Fix: Create a Private DNS Zone and link it to all VNets that need access:

# Create the private DNS zone
az network private-dns zone create \
  --resource-group rg-networking \
  --name "privatelink.openai.azure.com"

# Link to your VNet
az network private-dns link vnet create \
  --resource-group rg-networking \
  --zone-name "privatelink.openai.azure.com" \
  --name link-hub-vnet \
  --virtual-network hub-vnet \
  --registration-enabled false

# Create DNS record for the private endpoint
az network private-endpoint dns-zone-group create \
  --resource-group rg-ai \
  --endpoint-name pe-openai \
  --name openai-dns-group \
  --private-dns-zone "privatelink.openai.azure.com" \
  --zone-name openai

After this, nslookup yourresource.openai.azure.com from inside the VNet should return a 10.x.x.x address, not a public IP.

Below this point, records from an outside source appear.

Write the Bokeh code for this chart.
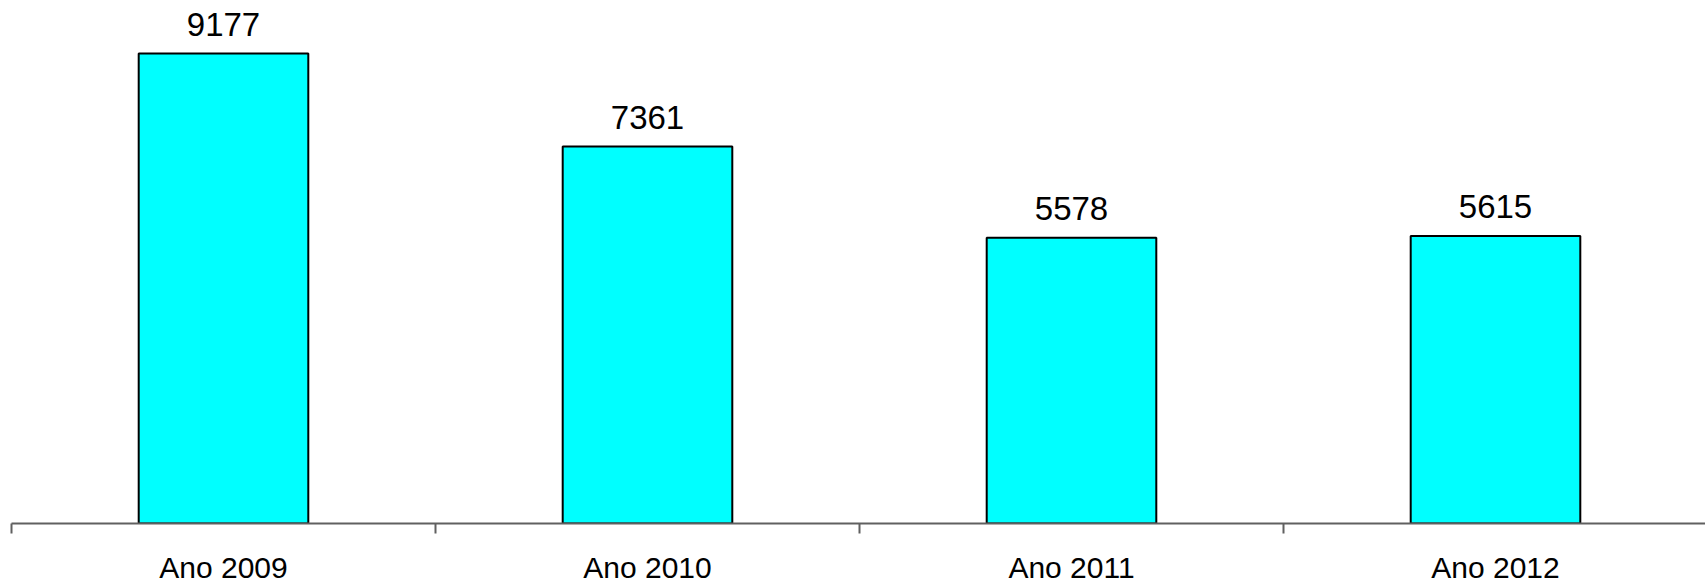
from bokeh.plotting import figure
from bokeh.models import ColumnDataSource, Range1d, FixedTicker
from bokeh.core.properties import value
from bokeh.embed import file_html
from bokeh.resources import INLINE

categories = ["Ano 2009", "Ano 2010", "Ano 2011", "Ano 2012"]
values = [9177, 7361, 5578, 5615]

xs = [i + 0.5 for i in range(len(categories))]
src = ColumnDataSource(dict(x=xs, top=values, label=[str(v) for v in values]))

p = figure(width=1705, height=586, output_backend="svg", toolbar_location=None,
           x_range=Range1d(0, 1694 / 424), y_range=Range1d(0, 10210),
           min_border_left=11, min_border_right=0, min_border_top=0, min_border_bottom=0)
p.outline_line_color = None
p.xgrid.visible = False
p.ygrid.visible = False
p.yaxis.visible = False

p.vbar(x="x", top="top", width=0.4, bottom=0, source=src,
       fill_color="#00FFFF", line_color="black", line_width=2)

p.text(x="x", y="top", text="label", source=src, text_align="center",
       text_baseline="alphabetic", y_offset=-29,
       text_font=value("Liberation Sans"), text_font_size="33px", text_color="black")

ax = p.xaxis[0]
ax.ticker = FixedTicker(ticks=xs, minor_ticks=list(range(len(categories) + 1)))
ax.major_label_overrides = {x: c for x, c in zip(xs, categories)}
ax.major_tick_line_color = None
ax.major_tick_out = 0
ax.major_tick_in = 0
ax.minor_tick_out = 10
ax.minor_tick_in = 0
ax.minor_tick_line_color = "#606060"
ax.minor_tick_line_width = 2
ax.axis_line_color = "#606060"
ax.axis_line_width = 2
ax.major_label_standoff = 17
ax.major_label_text_font = "Liberation Sans"
ax.major_label_text_font_size = "30px"
ax.major_label_text_color = "black"

open("out.html", "w").write(file_html(p, INLINE))
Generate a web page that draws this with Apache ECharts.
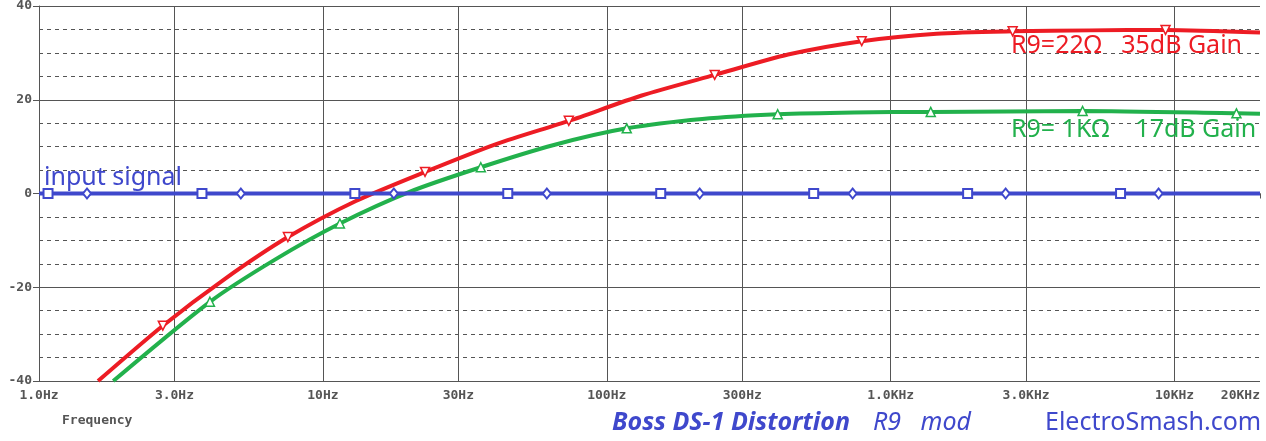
<!DOCTYPE html>
<html>
<head>
<meta charset="utf-8">
<script src="https://cdn.jsdelivr.net/npm/echarts@6/dist/echarts.min.js"></script>
<style>
html,body{margin:0;padding:0;background:#fff;}
#chart{width:1266px;height:441px;}
</style>
</head>
<body>
<div id="chart"></div>
<script>
// ---- data ----
const freqTicks = [1, 3, 10, 30, 100, 300, 1000, 3000, 10000, 20000];
const freqTickLabels = ['1.0Hz', '3.0Hz', '10Hz', '30Hz', '100Hz', '300Hz', '1.0KHz', '3.0KHz', '10KHz', '20KHz'];
const dbTicks = [-40, -20, 0, 20, 40];

// R9 = 22 ohm (red) gain curve [Hz, dB]
const redCurve = [[1.614,-40],[2.73,-28.2],[4.52,-18.2],[7.53,-9.3],[13.07,-1.6],[22.9,4.6],[41.0,10.6],[73.5,15.5],[132.8,20.9],[240,25.3],[435,29.65],[791,32.5],[1452,34.1],[2690,34.6],[5020,34.8],[9296,34.9],[20000,34.35]];
const redMarkers = [[2.73,-28.2],[7.53,-9.3],[22.9,4.6],[73.5,15.5],[240,25.3],[791,32.5],[2690,34.6],[9296,34.9]];

// R9 = 1K ohm (green) gain curve [Hz, dB]
const greenCurve = [[1.826,-40],[4.0,-23.1],[6.78,-14.1],[11.48,-6.4],[20.3,0.4],[36.0,5.6],[65.1,10.35],[117.6,13.9],[217,15.9],[400,16.9],[743,17.3],[1384,17.4],[4744,17.6],[16520,17.1],[20000,17.0]];
const greenMarkers = [[4.0,-23.1],[11.48,-6.4],[36.0,5.6],[117.6,13.9],[400,16.9],[1384,17.4],[4744,17.6],[16520,17.1]];

// input signal (blue) [Hz, dB]
const inputCurve = [[1,0],[20000,0]];
const inputSquares = [[1.076,0],[3.75,0],[12.96,0],[44.8,0],[154.9,0],[535.6,0],[1867,0],[6454,0]];
const inputDiamonds = [[1.476,0],[5.14,0],[17.78,0],[61.5,0],[212.5,0],[734.7,0],[2541,0],[8785,0]];

// ---- styles ----
const RED = '#ED1C24', GREEN = '#22B14C', BLUE = '#3F48CC', GRID = '#555555';
const monoFont = { fontFamily: 'DejaVu Sans Mono', fontWeight: 'bold', fontSize: 13, color: GRID };

const chart = echarts.init(document.getElementById('chart'), null, { renderer: 'canvas' });

const splitColors = freqTicks.map((t, i) => i === freqTicks.length - 1 ? 'rgba(0,0,0,0)' : GRID);

const option = {
  animation: false,
  backgroundColor: '#fff',
  grid: { left: 39, right: 6, top: 6, bottom: 60, containLabel: false, outerBoundsMode: 'none' },
  xAxis: {
    type: 'log', logBase: 10, min: 1, max: 20000,
    axisLine: { show: true, lineStyle: { color: GRID, width: 1 } },
    axisTick: { show: true, length: 5, lineStyle: { color: GRID }, customValues: freqTicks },
    minorTick: { show: false },
    axisLabel: Object.assign({
      margin: 8, customValues: freqTicks, alignMaxLabel: 'right', hideOverlap: false,
      formatter: function (v) {
        const i = freqTicks.findIndex(t => Math.abs(t - v) / t < 1e-4);
        return i >= 0 ? freqTickLabels[i] : '';
      }
    }, monoFont),
    splitLine: { show: true, lineStyle: { color: splitColors, width: 1, type: 'solid' } }
  },
  yAxis: [
    {
      type: 'value', min: -40, max: 40, interval: 20, position: 'left',
      axisLine: { show: true, lineStyle: { color: GRID, width: 1 } },
      axisTick: { show: true, length: 6, lineStyle: { color: GRID } },
      axisLabel: Object.assign({ margin: 7, formatter: function (v) { return dbTicks.indexOf(v) >= 0 ? String(v) : ''; } }, monoFont),
      splitLine: { show: true, lineStyle: { color: GRID, width: 1, type: 'solid' } }
    },
    {
      type: 'value', min: -40, max: 40, interval: 5, position: 'left',
      axisLine: { show: false }, axisTick: { show: false }, axisLabel: { show: false },
      splitLine: { show: true, lineStyle: { color: GRID, width: 1, type: [4, 4] } }
    }
  ],
  series: [
    { name: 'R9=22', type: 'line', data: redCurve, showSymbol: false, smooth: 0.25, z: 3,
      lineStyle: { color: RED, width: 4 }, itemStyle: { color: RED } },
    { name: 'R9=1K', type: 'line', data: greenCurve, showSymbol: false, smooth: 0.25, z: 3,
      lineStyle: { color: GREEN, width: 4 }, itemStyle: { color: GREEN } },
    { name: 'input', type: 'line', data: inputCurve, showSymbol: false, z: 4,
      lineStyle: { color: BLUE, width: 4 }, itemStyle: { color: BLUE } },
    { type: 'scatter', data: redMarkers, symbol: 'triangle', symbolRotate: 180, symbolSize: [9, 9], z: 6,
      itemStyle: { color: '#fff', borderColor: RED, borderWidth: 1.5, opacity: 1 } },
    { type: 'scatter', data: greenMarkers, symbol: 'triangle', symbolSize: [9, 9], z: 6,
      itemStyle: { color: '#fff', borderColor: GREEN, borderWidth: 1.5, opacity: 1 } },
    { type: 'scatter', data: inputSquares, symbol: 'rect', symbolSize: [9, 9], z: 6,
      itemStyle: { color: '#fff', borderColor: BLUE, borderWidth: 2, opacity: 1 } },
    { type: 'scatter', data: inputDiamonds, symbol: 'diamond', symbolSize: [8, 10], z: 6,
      itemStyle: { color: '#fff', borderColor: BLUE, borderWidth: 2, opacity: 1 } }
  ],
  graphic: [
    { type: 'text', x: 44, y: 178, z: 10, style: { text: 'input signal', fill: BLUE, font: '25px "Noto Sans"', verticalAlign: 'middle' } },
    { type: 'text', x: 1011, y: 46, z: 10, style: { text: 'R9=22Ω   35dB Gain', fill: RED, font: '25px "Noto Sans"', verticalAlign: 'middle' } },
    { type: 'text', x: 1011, y: 130, z: 10, style: { text: 'R9= 1KΩ    17dB Gain', fill: GREEN, font: '25px "Noto Sans"', verticalAlign: 'middle' } },
    { type: 'text', x: 62, y: 421, z: 10, style: { text: 'Frequency', fill: GRID, font: 'bold 13px "DejaVu Sans Mono"', verticalAlign: 'middle' } },
    { type: 'text', x: 612, y: 423, z: 10, style: { text: 'Boss DS-1 Distortion', fill: BLUE, font: 'italic bold 25px "Noto Sans"', verticalAlign: 'middle' } },
    { type: 'text', x: 873, y: 423, z: 10, style: { text: 'R9   mod', fill: BLUE, font: 'italic 25px "Noto Sans"', verticalAlign: 'middle' } },
    { type: 'text', x: 1045, y: 423, z: 10, style: { text: 'ElectroSmash.com', fill: BLUE, font: '25px "Noto Sans"', verticalAlign: 'middle' } }
  ]
};
chart.setOption(option);
</script>
</body>
</html>
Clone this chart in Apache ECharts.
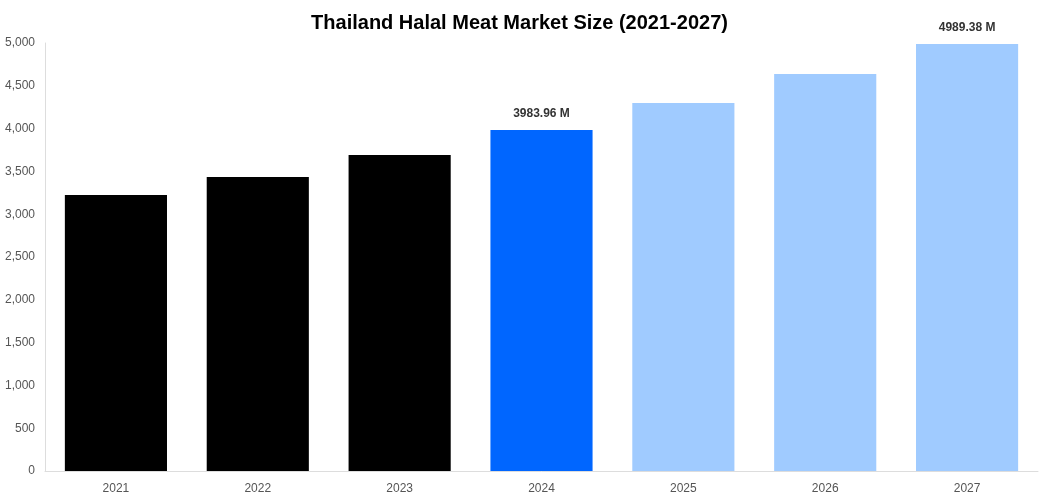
<!DOCTYPE html>
<html>
<head>
<meta charset="utf-8">
<script src="https://cdn.jsdelivr.net/npm/echarts@6/dist/echarts.min.js"></script>
<style>html,body{margin:0;padding:0;background:#fff}#box{width:1039px;height:500px}</style>
</head>
<body>
<div id="box"></div>
<script>
// 年份
var years = ['2021', '2022', '2023', '2024', '2025', '2026', '2027'];
// 市场规模 (百万)
var sizes = [3224, 3435, 3692, 3983.96, 4299, 4638, 4989.38];
// 颜色：历史 / 当年 / 预测
var colors = ['#000000', '#000000', '#000000', '#0066ff', '#a0cbff', '#a0cbff', '#a0cbff'];
// 显示数值标签的年份
var labeled = ['2024', '2027'];

var myChart = echarts.init(document.getElementById('box'));
myChart.setOption({
    title: {
        text: 'Thailand Halal Meat Market Size (2021-2027)',
        left: 'center', top: 8,
        textStyle: { fontFamily: 'Liberation Sans', fontSize: 20, fontWeight: 'bold', color: '#000' }
    },
    grid: { left: 45, right: 1, top: 43, bottom: 29 },
    xAxis: {
        type: 'category',
        data: years,
        axisLine: { lineStyle: { color: '#ddd' } },
        axisTick: { show: false },
        axisLabel: { color: '#555', fontFamily: 'Liberation Sans', fontSize: 12, margin: 12 }
    },
    yAxis: {
        type: 'value',
        min: 0, max: 5000, interval: 500,
        axisLine: { show: true, lineStyle: { color: '#ddd' } },
        splitLine: { show: false },
        axisLabel: {
            color: '#555', fontFamily: 'Liberation Sans', fontSize: 12, margin: 10,
            formatter: function (v) { return v.toLocaleString('en-US'); }
        }
    },
    series: [{
        type: 'bar',
        barWidth: '72%',
        data: sizes.map(function (v, i) {
            return {
                value: v,
                itemStyle: { color: colors[i] },
                label: {
                    show: labeled.indexOf(years[i]) >= 0,
                    position: 'top', distance: 10,
                    formatter: v.toFixed(2) + ' M',
                    fontFamily: 'Liberation Sans', fontSize: 12, fontWeight: 'bold', color: '#333'
                }
            };
        })
    }]
});
</script>
</body>
</html>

Outbound rule requirement: If your App Service or AKS uses VNet integration, confirm the NSG on the subnet allows outbound HTTPS (port 443) to your private endpoint subnet. Missing this rule causes silent failures — the TCP handshake never completes but no useful error is logged.


Choosing the Right Topology

RequirementDirect APIAPIM GatewayPrivate VNet
Fastest to deploy
Per-app rate limiting
Cost allocation per team
Multi-region failover
No public internet
Compliance / regulated
Shared capacity management
Monthly cost overheadNone$50–300VNet + PE costs

Decision tree:

  1. Are you in a regulated industry or have public internet restrictions? → Private VNet
  2. Do you have 3+ teams sharing OpenAI capacity? → APIM Gateway
  3. Are you early-stage, single team, moving fast? → Direct API (migrate to APIM when you have 2+ apps)

Most enterprise deployments end up at Topology 3 overlaid with Topology 2 — APIM deployed inside the VNet, sitting in front of private endpoints. You get rate limiting, logging, and failover — all without any public internet exposure.


What to Do Next

If you're on Direct API today and want to migrate to APIM without breaking existing apps:

  1. Deploy APIM with the same backend (your existing OpenAI endpoint)
  2. Update one app to point at APIM instead of OpenAI directly
  3. Validate behavior and logs
  4. Migrate remaining apps one at a time
  5. Revoke direct API keys once all apps route through APIM

The migration takes a day. The operational improvements last years.